Regular Expression for partial match length - String similarity

Say I have the string "Torcellite" and another string "Tor" - the similarity length of these two strings is 3 since both of them begin with "Tor". Now another string "christmas" and "mas" would have a similarity of 0 since they do not begin with the same set of characters.

In both cases, the second string is a suffix of the first string.

A clearer example:

Length of string: 1 to 10^5

String: abaabc

Suffixes: abaabc, baabc, aabc, abc, bc, c

Similarity: abaabc, none, a, ab, none, none

Similarity Length: 6, 0, 1, 2, 0, 0

Answer: 6+0+1+2+0+0 = 9

I have an inefficient logic to find these partial suffixes matches using regex.

Algorithm:

Find all the substrings of the given string.

Make a pattern from the substrings of the suffixes.
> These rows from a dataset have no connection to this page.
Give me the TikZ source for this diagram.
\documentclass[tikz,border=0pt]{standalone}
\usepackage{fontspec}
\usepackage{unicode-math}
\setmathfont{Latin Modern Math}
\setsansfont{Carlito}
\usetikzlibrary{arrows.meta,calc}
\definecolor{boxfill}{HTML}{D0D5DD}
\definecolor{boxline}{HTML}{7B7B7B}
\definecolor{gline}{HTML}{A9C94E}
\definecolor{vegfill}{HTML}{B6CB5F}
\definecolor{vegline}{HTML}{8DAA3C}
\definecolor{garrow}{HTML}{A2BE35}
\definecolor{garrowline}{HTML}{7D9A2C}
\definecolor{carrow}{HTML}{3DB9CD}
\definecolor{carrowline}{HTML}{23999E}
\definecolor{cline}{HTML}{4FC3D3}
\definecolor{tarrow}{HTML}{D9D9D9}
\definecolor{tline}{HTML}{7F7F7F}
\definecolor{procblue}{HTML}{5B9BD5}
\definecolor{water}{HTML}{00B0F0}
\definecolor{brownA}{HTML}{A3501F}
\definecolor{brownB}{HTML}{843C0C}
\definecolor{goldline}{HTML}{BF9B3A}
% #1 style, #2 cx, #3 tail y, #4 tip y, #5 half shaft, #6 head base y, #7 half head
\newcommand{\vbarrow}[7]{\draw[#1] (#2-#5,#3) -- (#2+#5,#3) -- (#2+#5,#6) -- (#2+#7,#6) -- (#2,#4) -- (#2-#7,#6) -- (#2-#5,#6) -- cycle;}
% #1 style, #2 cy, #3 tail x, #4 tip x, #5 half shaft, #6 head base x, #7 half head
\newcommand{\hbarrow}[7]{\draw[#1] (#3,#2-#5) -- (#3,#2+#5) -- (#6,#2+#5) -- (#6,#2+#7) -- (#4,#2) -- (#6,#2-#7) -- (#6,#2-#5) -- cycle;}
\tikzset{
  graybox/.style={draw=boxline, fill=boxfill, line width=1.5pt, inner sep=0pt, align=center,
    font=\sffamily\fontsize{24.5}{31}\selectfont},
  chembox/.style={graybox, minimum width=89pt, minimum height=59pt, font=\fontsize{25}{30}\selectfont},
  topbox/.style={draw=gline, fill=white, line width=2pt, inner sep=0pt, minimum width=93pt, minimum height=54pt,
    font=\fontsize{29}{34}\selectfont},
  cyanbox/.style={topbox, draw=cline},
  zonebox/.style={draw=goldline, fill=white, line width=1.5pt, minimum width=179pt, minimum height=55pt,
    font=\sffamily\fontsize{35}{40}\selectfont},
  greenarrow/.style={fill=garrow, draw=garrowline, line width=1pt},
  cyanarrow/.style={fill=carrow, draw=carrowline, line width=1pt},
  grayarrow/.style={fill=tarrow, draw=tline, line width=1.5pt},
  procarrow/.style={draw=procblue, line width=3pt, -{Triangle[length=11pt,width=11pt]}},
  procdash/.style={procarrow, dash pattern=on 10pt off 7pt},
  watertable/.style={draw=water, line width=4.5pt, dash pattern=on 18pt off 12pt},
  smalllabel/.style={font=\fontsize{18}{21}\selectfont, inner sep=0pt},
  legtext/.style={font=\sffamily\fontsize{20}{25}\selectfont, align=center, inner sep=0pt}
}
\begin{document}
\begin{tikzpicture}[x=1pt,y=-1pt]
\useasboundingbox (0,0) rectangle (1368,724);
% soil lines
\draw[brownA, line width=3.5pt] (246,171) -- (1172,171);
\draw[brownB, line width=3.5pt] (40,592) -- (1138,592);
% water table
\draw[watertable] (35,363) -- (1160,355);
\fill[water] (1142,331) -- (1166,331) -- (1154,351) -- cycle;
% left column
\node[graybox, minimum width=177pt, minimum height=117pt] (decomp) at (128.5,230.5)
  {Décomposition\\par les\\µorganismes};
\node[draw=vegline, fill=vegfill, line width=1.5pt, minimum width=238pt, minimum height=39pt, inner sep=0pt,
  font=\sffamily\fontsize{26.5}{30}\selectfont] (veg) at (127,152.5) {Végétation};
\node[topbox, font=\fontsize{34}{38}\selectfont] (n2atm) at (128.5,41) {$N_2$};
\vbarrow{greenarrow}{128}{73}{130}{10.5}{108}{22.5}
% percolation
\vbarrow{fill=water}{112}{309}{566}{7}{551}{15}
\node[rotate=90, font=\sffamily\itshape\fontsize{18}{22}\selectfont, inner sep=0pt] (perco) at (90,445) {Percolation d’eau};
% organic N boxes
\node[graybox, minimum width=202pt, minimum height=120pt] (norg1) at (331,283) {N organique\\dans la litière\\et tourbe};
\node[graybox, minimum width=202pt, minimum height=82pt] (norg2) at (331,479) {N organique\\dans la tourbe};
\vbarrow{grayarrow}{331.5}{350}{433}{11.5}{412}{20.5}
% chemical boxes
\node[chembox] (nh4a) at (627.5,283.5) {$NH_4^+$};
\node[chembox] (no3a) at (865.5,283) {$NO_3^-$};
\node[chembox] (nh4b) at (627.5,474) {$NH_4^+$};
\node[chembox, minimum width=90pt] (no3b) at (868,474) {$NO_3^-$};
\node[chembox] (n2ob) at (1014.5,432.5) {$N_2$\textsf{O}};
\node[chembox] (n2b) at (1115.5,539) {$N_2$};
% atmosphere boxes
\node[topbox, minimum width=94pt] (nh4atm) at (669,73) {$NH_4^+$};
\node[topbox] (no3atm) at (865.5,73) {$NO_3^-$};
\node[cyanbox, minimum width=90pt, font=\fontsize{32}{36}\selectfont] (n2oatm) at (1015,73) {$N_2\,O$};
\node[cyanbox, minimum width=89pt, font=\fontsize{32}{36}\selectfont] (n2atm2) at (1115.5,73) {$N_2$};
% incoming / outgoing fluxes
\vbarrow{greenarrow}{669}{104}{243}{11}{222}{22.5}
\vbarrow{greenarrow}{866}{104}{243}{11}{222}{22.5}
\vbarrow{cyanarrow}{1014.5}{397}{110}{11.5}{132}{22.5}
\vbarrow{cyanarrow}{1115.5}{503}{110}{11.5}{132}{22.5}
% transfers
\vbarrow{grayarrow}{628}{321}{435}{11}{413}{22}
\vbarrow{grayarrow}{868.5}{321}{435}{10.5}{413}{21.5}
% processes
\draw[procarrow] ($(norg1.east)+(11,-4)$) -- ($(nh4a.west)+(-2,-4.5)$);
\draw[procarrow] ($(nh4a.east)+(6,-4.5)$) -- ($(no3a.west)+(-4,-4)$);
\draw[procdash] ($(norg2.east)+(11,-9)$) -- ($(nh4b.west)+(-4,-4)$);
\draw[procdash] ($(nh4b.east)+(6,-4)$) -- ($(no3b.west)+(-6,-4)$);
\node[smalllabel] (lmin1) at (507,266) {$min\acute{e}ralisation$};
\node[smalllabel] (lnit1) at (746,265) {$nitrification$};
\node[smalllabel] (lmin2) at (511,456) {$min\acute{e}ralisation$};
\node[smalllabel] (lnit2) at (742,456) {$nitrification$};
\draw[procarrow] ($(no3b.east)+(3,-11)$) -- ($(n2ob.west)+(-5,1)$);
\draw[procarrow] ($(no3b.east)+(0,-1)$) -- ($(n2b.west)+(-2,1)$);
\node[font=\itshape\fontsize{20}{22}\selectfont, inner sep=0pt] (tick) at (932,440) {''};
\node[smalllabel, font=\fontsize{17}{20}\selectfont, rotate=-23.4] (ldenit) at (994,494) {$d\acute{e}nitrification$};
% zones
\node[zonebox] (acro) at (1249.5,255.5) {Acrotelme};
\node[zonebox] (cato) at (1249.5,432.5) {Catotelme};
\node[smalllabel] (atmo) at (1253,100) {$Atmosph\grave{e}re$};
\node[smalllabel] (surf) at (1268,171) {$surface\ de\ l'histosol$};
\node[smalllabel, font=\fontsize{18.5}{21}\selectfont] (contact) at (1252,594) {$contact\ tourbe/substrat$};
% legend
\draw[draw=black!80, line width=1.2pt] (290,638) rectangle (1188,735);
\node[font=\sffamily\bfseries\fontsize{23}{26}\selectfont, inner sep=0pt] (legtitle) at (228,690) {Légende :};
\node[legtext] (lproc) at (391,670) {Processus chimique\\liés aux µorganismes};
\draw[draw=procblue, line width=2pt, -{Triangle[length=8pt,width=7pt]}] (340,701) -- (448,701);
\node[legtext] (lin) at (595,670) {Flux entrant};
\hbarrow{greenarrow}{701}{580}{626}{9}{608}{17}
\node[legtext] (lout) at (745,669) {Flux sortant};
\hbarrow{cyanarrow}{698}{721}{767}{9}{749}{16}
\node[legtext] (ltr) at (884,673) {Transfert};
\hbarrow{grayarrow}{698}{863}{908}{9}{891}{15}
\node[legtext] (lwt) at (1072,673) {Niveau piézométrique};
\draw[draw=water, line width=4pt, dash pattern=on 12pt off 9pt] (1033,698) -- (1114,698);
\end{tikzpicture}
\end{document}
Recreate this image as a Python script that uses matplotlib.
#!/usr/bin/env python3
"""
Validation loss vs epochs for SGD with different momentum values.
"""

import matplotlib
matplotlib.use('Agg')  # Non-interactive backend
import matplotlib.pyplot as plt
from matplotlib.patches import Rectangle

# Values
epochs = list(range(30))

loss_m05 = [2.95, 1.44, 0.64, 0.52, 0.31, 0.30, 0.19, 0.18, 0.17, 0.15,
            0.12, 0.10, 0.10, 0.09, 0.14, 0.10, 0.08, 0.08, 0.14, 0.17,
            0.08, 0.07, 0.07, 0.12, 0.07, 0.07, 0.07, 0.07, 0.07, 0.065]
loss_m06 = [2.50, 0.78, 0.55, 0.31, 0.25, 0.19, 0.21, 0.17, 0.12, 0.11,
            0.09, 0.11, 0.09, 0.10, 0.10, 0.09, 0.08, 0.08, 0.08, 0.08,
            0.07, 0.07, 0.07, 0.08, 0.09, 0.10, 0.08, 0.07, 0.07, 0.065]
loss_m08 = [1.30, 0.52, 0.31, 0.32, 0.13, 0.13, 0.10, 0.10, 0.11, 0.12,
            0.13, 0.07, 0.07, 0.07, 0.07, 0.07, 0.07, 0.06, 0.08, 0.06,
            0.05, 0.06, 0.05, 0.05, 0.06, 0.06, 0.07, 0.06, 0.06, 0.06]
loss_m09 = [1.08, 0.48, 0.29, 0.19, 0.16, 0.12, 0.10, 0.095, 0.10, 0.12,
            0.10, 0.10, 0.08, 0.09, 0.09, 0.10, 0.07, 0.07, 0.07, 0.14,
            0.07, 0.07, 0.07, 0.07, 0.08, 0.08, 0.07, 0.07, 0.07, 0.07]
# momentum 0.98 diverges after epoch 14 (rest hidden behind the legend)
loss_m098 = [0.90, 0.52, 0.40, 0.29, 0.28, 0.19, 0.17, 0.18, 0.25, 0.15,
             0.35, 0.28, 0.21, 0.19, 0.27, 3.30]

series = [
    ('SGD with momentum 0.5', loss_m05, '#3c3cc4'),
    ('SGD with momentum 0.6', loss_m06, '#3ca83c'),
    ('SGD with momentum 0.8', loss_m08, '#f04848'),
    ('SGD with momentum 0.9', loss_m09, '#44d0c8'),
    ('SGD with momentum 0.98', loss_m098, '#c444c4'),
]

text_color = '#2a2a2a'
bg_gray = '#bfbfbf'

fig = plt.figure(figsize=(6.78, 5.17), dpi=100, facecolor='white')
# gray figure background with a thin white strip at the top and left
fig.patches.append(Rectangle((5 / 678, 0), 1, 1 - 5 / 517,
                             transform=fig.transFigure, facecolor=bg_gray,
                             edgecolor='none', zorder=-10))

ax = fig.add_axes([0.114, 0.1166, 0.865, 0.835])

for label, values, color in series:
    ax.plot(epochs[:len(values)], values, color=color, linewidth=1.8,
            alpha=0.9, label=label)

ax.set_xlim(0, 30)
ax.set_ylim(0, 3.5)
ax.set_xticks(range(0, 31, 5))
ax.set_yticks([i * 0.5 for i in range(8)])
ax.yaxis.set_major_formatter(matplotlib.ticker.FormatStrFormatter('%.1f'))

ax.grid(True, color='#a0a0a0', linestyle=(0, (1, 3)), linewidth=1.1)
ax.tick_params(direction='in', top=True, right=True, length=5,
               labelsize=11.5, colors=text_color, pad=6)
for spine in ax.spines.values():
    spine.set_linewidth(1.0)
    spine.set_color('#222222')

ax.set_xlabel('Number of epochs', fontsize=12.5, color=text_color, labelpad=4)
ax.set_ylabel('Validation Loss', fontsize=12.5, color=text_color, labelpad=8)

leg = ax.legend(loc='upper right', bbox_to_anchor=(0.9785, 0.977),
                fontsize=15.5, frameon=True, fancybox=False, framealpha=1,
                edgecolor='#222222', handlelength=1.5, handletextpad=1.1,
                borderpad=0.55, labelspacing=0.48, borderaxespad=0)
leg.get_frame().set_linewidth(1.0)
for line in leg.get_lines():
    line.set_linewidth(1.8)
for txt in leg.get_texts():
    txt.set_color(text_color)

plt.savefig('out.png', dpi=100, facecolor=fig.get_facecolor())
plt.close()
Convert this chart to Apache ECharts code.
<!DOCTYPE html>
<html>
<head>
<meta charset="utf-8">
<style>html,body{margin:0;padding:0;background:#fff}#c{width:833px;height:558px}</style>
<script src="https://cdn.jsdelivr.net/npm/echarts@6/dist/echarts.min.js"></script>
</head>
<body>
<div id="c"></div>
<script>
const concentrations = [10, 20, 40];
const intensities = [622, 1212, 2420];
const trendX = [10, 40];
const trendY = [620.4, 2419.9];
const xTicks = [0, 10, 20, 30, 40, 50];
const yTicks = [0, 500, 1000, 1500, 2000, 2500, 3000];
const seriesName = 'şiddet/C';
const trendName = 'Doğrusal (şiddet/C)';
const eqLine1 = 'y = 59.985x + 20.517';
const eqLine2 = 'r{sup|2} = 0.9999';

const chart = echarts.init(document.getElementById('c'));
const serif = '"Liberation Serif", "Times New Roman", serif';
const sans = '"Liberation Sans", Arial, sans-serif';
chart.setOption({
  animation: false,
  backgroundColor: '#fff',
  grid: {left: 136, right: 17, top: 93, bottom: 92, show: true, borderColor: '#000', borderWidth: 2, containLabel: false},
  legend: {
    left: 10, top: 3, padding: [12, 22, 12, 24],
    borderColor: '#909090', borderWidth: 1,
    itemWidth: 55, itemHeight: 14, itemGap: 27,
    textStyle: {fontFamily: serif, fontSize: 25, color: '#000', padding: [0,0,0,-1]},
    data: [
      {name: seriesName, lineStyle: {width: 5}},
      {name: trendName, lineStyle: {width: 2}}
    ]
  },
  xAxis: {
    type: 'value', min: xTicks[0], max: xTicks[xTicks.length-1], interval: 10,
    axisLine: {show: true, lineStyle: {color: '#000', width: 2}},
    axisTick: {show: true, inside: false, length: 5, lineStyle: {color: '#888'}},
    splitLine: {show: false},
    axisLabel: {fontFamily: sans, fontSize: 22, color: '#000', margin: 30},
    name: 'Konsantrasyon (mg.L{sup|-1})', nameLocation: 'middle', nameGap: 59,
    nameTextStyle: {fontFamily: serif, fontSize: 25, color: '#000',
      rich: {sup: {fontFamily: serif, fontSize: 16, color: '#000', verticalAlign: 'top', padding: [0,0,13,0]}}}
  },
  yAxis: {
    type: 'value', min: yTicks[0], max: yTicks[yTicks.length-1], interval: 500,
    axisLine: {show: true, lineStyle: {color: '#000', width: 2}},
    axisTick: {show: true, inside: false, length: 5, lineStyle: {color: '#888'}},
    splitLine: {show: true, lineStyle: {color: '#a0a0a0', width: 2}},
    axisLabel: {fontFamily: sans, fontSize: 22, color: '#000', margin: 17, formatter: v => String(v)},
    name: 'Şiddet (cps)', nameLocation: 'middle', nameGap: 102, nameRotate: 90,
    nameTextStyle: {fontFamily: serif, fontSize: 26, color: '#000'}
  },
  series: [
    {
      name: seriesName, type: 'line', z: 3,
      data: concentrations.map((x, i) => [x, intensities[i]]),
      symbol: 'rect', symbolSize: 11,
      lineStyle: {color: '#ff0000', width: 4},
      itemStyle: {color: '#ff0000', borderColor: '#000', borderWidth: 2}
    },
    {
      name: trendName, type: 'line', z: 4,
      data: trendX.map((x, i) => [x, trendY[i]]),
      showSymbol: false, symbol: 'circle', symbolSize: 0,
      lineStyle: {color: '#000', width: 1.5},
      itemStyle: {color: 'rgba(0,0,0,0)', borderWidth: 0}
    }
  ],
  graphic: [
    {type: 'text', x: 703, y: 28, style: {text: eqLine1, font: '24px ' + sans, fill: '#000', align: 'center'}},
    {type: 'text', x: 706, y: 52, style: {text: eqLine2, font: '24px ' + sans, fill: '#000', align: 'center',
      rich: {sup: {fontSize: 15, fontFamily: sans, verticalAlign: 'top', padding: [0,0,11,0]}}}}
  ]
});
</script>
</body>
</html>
for(int i=1; i<substrings[i].length; i++) {
    Pattern p = Pattern.compile("^"+substrings[i].substring(0, i));
    Matcher m = p.find(string); //the given string for which similarities need to be  calculated
    if(m.find())
        similaryLengths +=  i;
}

The complexity for this becomes roughly O(n^2) since I need to run through the string for suffixes and then the substrings for patterns.
I've thought of using grouping in the pattern to find the groups but I'm unsure what the regex would look like. What I have in mind is for the very first substring is: ((((((a)b)a)a)b)c) and then find the longest group match.

Is there a more efficient algorithm that can achieve his?

Solution

The best approach, by far, would be to build a suffix tree on the input string. Building suffix trees takes only O(n) time where n is the length of the string. A suffix tree consists logically of a tree in which all the suffixes of the string can be found by walking from the root to each leaf. You can read Wikipedia for more details on how these trees work.

Essentially, a suffix tree will allow you to simply recast your current problem as one of "finding" the original string in the suffix tree. As you walk down the tree, you count the number of suffixes in each subtree, and multiply by your current match length to determine your score. This "search" takes O(n) time too.

So the final result is that you can solve the problem in guaranteed O(n) time and O(n) space, with O(n) preprocessing time. This is pretty efficient! And, there are no "worst cases" that produce quadratic behaviour. With that you can probably handle strings up to 10^7 in length easily.

The only difficulty in implementation will be building the suffix tree, but you can find freely available code for that.